Hätte ich auch nicht, wenn’s ein paar Tage länger gedauert hätte. Denn er passt perfekt in die Ecke des Schlafzimmers, wo bisher ein Spiegel stand, der einfach an die gegenüberliegende Wand gezogen ist.
(Nebenbei: Würde ich mich mit Feng-Shui auskennen, wüsste ich vermutlich, dass es eine absolute Katastrophe ist, in Bettnähe zu arbeiten. Kenne ich mich aber nicht. Und bisher hatte ich auch kein Bedürfnis nach ständigen Nickerchen.)
(Ach, und falls sich jemand fragt, warum auf diesen Fotos nicht das ganze Zimmer zu sehen ist: Der Grund ist selbstverständlich, dass ich den Schlafbereich bei der Arbeit mental komplett ausblende, und nicht etwa, dass das Bett an dem Tag mit Rücksendungen aus der Dezember-Kolumne und allerlei anderer Unordnung bedeckt war, nein, nein, auf keinen Fall.)
Vom Bett als Paketablage mal abgesehen: Um den Schreibtisch herum habe ich es mir so eingerichtet, dass ich selbst für möglichst wenig Chaos sorgen kann. Im Zeitschriftenhalter, der nicht an der Wand, sondern so am Kleiderschrank montiert ist, dass er vom Rest des Zimmers kaum sichtbar ist, verschwinden Ladekabel und anderer technischer Kleinkram. Er ist auch meine Postablage, Aufbewahrungsplatz für den Kalender und Sammelstelle für alles, was unter „Muss abgeheftet werden“ fällt. Die Fächer sind so schmal, dass ich mir einbilde: Das zwingt mich dazu, öfter die Ablage zu machen und damit den wandernden Papierstapel des Grauens zu minimieren (sämtliche Ordner sind in zwei Sideboards im Familienzimmer untergebracht).
Da es in dieser Ecke des Zimmers keine leicht zugängliche Steckdose gibt und ich verhindern wollte, Kabel plus Mehrfachstecker durchs halbe Zimmer zu legen, hat mein Mann James ein Loch in die Schrankrückwand gebohrt – den Zugang zur Steckdose (James hat auch die Lampe neu verkabelt, die Wand frisch gestrichen und den Schreibtisch montiert. Hätte ich vielleicht selbst gekonnt, aber sicher nicht so präzise, denn für so was fehlt mir die Geduld. Und wisst ihr was? Es hilft, wenn auch der andere ein Top-Teamplayer ist).

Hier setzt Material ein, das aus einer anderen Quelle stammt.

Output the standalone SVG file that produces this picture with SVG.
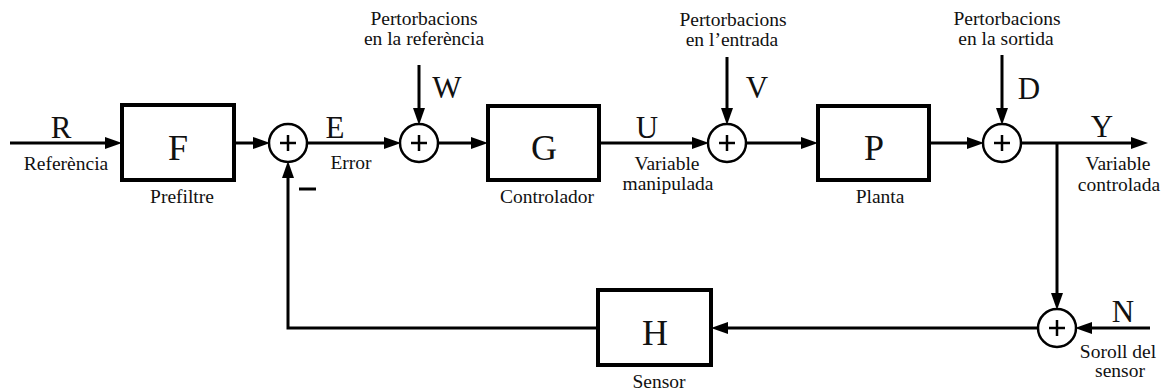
<svg xmlns="http://www.w3.org/2000/svg" width="1164" height="392" viewBox="0 0 1164 392">
<style>
.bg{fill:#fff}
.blk{fill:#fff;stroke:#000;stroke-width:4}
.sum{fill:#fff;stroke:#000;stroke-width:2.5}
.plus{stroke:#000;stroke-width:2.5;fill:none}
.ln{stroke:#000;stroke-width:3;fill:none}
.ar{stroke:#000;stroke-width:3;fill:none;marker-end:url(#ah)}
text{font-family:"Liberation Serif","Times New Roman",serif;fill:#111}
.big{font-size:31px;text-anchor:middle}
.box{font-size:36px;text-anchor:middle}
.lbl{font-size:19.5px;text-anchor:middle}
</style>
<defs>
<marker id="ah" markerUnits="userSpaceOnUse" markerWidth="18" markerHeight="14" refX="8" refY="6.5" orient="auto" overflow="visible">
<path d="M0,0.5 L17,6.5 L0,12.5 Z" fill="#000"/>
</marker>
</defs>
<rect class="bg" x="0" y="0" width="1164" height="392"/>
<g id="connectors">
<path class="ar" d="M10,143 H113"/>
<path class="ar" d="M234,143 H261"/>
<path class="ar" d="M307,143 H392"/>
<path class="ar" d="M419,65 V116"/>
<path class="ar" d="M438,143 H479"/>
<path class="ar" d="M599,143 H700"/>
<path class="ar" d="M727,57 V116"/>
<path class="ar" d="M746,143 H809"/>
<path class="ar" d="M929,143 H975"/>
<path class="ar" d="M1002,55 V116"/>
<path class="ar" d="M1021,143 H1139"/>
<path class="ar" d="M1057,143 V301"/>
<path class="ar" d="M1150,328 H1084"/>
<path class="ar" d="M1038,328 H720"/>
<path class="ar" d="M598,328 H288 V170"/>
<line class="ln" x1="299" y1="189" x2="316" y2="189"/>
</g>
<g id="F"><rect class="blk" x="122" y="105" width="112" height="75"/><text class="box" x="178" y="160">F</text><text class="lbl" x="182" y="203">Prefiltre</text></g>
<g id="G"><rect class="blk" x="488" y="106" width="111" height="74"/><text class="box" x="544" y="160">G</text><text class="lbl" x="547" y="203">Controlador</text></g>
<g id="P"><rect class="blk" x="818" y="106" width="111" height="74"/><text class="box" x="874" y="160">P</text><text class="lbl" x="880" y="203">Planta</text></g>
<g id="H"><rect class="blk" x="598" y="290" width="113" height="75"/><text class="box" x="655" y="345">H</text><text class="lbl" x="659" y="388">Sensor</text></g>
<g id="sum1"><circle class="sum" cx="288" cy="143" r="19"/><path class="plus" d="M280,143 H296 M288,135 V151"/></g>
<g id="sum2"><circle class="sum" cx="419" cy="143" r="19"/><path class="plus" d="M411,143 H427 M419,135 V151"/></g>
<g id="sum3"><circle class="sum" cx="727" cy="143" r="19"/><path class="plus" d="M719,143 H735 M727,135 V151"/></g>
<g id="sum4"><circle class="sum" cx="1002" cy="143" r="19"/><path class="plus" d="M994,143 H1010 M1002,135 V151"/></g>
<g id="sum5"><circle class="sum" cx="1057" cy="328" r="19"/><path class="plus" d="M1049,328 H1065 M1057,320 V336"/></g>
<g id="labels">
<text class="big" x="61" y="138">R</text>
<text class="lbl" x="66" y="170">Referència</text>
<text class="big" x="335" y="138">E</text>
<text class="lbl" x="351" y="169">Error</text>
<text class="lbl" x="424" y="25">Pertorbacions</text>
<text class="lbl" x="424" y="45">en la referència</text>
<text class="big" x="447" y="98">W</text>
<text class="big" x="647" y="138">U</text>
<text class="lbl" x="667" y="170">Variable</text>
<text class="lbl" x="668" y="190">manipulada</text>
<text class="lbl" x="733" y="26">Pertorbacions</text>
<text class="lbl" x="732" y="46">en l’entrada</text>
<text class="big" x="757" y="98">V</text>
<text class="lbl" x="1007" y="25">Pertorbacions</text>
<text class="lbl" x="1006" y="45">en la sortida</text>
<text class="big" x="1029" y="99">D</text>
<text class="big" x="1102" y="137">Y</text>
<text class="lbl" x="1118" y="170">Variable</text>
<text class="lbl" x="1119" y="191">controlada</text>
<text class="big" x="1123" y="322">N</text>
<text class="lbl" x="1118" y="358">Soroll del</text>
<text class="lbl" x="1120" y="377">sensor</text>
</g>
</svg>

James hat mir auch den Mehrfachstecker geschenkt, der, nun ja, ganz schön sexy ist. Gerade gedacht:

„Sollte man Partnerschaften statt in Jahren in Geschenken rechnen?“ -

Wir sind definitiv in den durchaus glücklichen Mehrfachsteckerjahren unserer Beziehung. Zu dem noch mal zurück: Drei Ausgänge, zwei USB-Ports und ein Magnet, sodass man ihn auch an der Wand anbringen könnte. Bei mir liegt der Würfel einfach auf dem Boden. Darüber: die Lampe, die als Lichtquelle den Schreibtisch optisch vom übrigen Zimmer trennt.
Was mir noch fehlt: ein paar Magnetstreifen über dem Zeitschriftenhalter. Wir haben zwar eine große Notizwand in der Küche für alle Terminzettel und Telefonnummern, aber ich hätte gerne meine private Erinnerungswand. Ich brauche auch einen Schreibtischstuhl, viel mehr aber nicht.
Und viel mehr, als auf diesen Fotos auf meinem Schreibtisch steht, soll hier auch gar nicht hin. An der Schreibtischplatte ist nicht furchtbar viel Platz, doch gerade das gefällt mir: Rechner, ein paar schöne Notizblöcke und mich, mehr braucht’s hier nicht. Weniger Fläche, weniger Kram, weniger Unordnung. Alles, was in den Regalen darüber stattfindet, soll keine weitere Funktion erfüllen, außer der, mir Freude zu machen. Es ist eine Sammlung schöner Dinge mit Bedeutung: Bücher, die ich gerade lese oder an die ich einfach oft denken will, mein Lieblingsduft, Familienfotos, ein Print, den James mir zum 40. Geburtstag gemacht hat, eine Nymphenburg-Tasse, die mal ein überraschendes Geschenk war, oder eine kleine Box von Hermès für meine Stifte. Weil die Frau, die an diesem Schreibtisch sitzt, selbstverständlich ihre Stifte in einer Hermès-Box aufbewahrt.
Und die jetzt den Rechner zuklappt, um schlafen zu gehen. Ich hab’s ja nicht weit.